Things get even more complicated when you throw questions of full knowledge and free will into the mix. For instance, can a fourteen-year-old victim of statuary rape, who thought she consented at the time, rightly be thought of as having lost her virginity? Or what about an adult woman who engaged in frequent oral sex, but did so with the distinct thought that by refraining from intercourse she was thereby retaining her “technical virginity”? Does such an intention to remain a virgin modify the spiritual impact of acts that many would see as incompatible with virginity? And how much weight does one give to certain psychological states (for example, drunkenness) that may have negatively impacted, but not necessarily totally destroyed, one’s sense of personal freedom in making sexual choices?

Clearly, the more one tries to draw a theoretical line, the more difficult and sensitive the questions become.

My point here is not to propose answers to such questions, but rather to point out how near impossible it is to come up with a canonical definition of virginity that would adequately address all hypothetically possible cases. Any attempt by canonists to do this would not only have to be exceedingly detailed and extensive, but also quite graphic. And it’s likely that such an attempt still probably would not address all potential scenarios.

Given this, I think ESI’s approach to these eligibility questions is actually the most helpful and appropriate one. And indeed, it may very well be the only one that is realistically possible. ESI puts the onus on personal discernment in individual cases, while still underscoring certain principles and re-stating some general hard boundary lines (e.g., an aspiring consecrated virgin can never have been married or have lived in manifest unchastity).

Discernment is not a cop-out

I suspect that one reason why ESI in general, and ESI 88 in particular, were not always popularly well-received initially was because many commentators interpreted this emphasis on personal discernment to be sort of loophole or cop-out; or as sort of a winking way, stemming from a laxity or lack of zeal, to allow for non-virgins to be consecrated.

Yet when understood properly, real discernment is nothing like this! Personal discernment in general is not only a serious spiritual undertaking, but is also an essential part of Christian life. Many saints in the Church’s history have written at length about discernment, its necessity, and how to discern serious life choices properly.

What’s more, in terms of discerning one’s basic eligibility for consecrated virginity, ESI and the Church presume that the question will be approached in good faith and with common sense. That is, ESI was written with the overall expectation that women aspiring to become consecrated virgins are at least fundamentally seeking to love the Lord and follow His will for their lives—as opposed to expecting, for instance, that women considering this vocation will be mostly something like legalistic connivers intent only on having their own way, etc.

The value of ESI 88

One reason we can all appreciate ESI 88 is because, if nothing else, it at least answers a frequently asked practical question. Whether or not we ourselves would have written ESI 88 in exactly the same way, this clarity is still helpful in real-life pastoral situations.

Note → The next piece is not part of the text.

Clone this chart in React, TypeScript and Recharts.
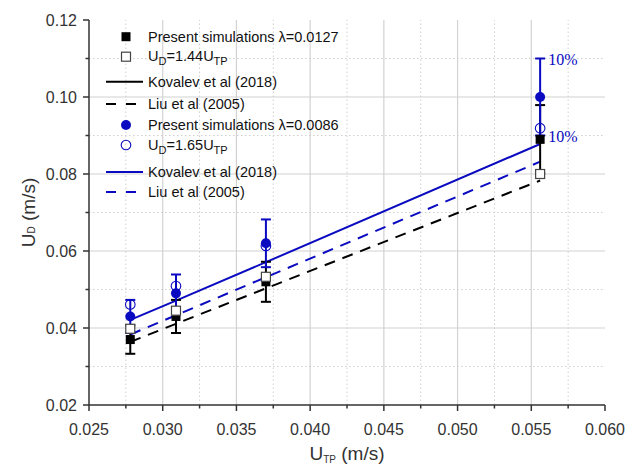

But I also think ESI 88 has the potential to be helpful on a deeper level, since it has the potential to promote a healthier understanding of the Ordo virginum’s central charism of virginity.

Underscoring the essentially moral and spiritual nature of virginity is a good witness to the dignity of women in general. That is, it supports the truth that women have intrinsic worth and moral agency; that women’s identities are determined by the choices we freely make for our lives, rather than what may or may not have be done to us without our consent; and that the Church never sees us as “damaged goods” (or “used gum,” or whatever other denigrating terms may have been used to describe non-virgins.)
And for us consecrated virgins, I think it’s helpful to keep in mind that virginity as such, while a crucial element of our charism and spirituality, is ultimately only the starting point for a truly consecrated way of life.  Our call is not simply to virginity by itself, but a life of virginity that is dedicated to prayer, service, and Christian witness.

[i] In the typical Latin edition of the Rite of Consecration—i.e., the “master copy” from which all translations are made—this is written as: “…ut numquam nuptias celebraverint neque publice seu manifeste in statu castitati contrario vixerint.”

[ii] For example, the USACV website makes reference to a letter Raymond Card. Burke received from the Congregation for Divine Worship in April of 2007 which gave an answer to this effect: (accessed October 12, 2019)

[iii] As one reference, St. Augustine discusses this somewhat at length in Book 1, chapters 16-18 of City of God.

[iv] I have read and heard that some older canonical commentaries, though not the law itself, have endeavored to give a exact definition of material virginity in the context of some very particular technical questions in marriage law (namely, questions of marital invalidity pertaining to “error of quality of person” when virginity was the quality “directly and principally intended). From what I understand, they generally tended to indicated completed intercourse as the canonical dividing line between virgins and non-virgins. But, right now I don’t have a specific source I can cite—though readers who do have a handy source are welcome to submit one! Also, I think it is important to point out that commentaries on marriage law in the now obsolete 1917 Code of Canon Law aren’t always going to be directly applicable to questions relating to the post-Vatican II Ordo virginum.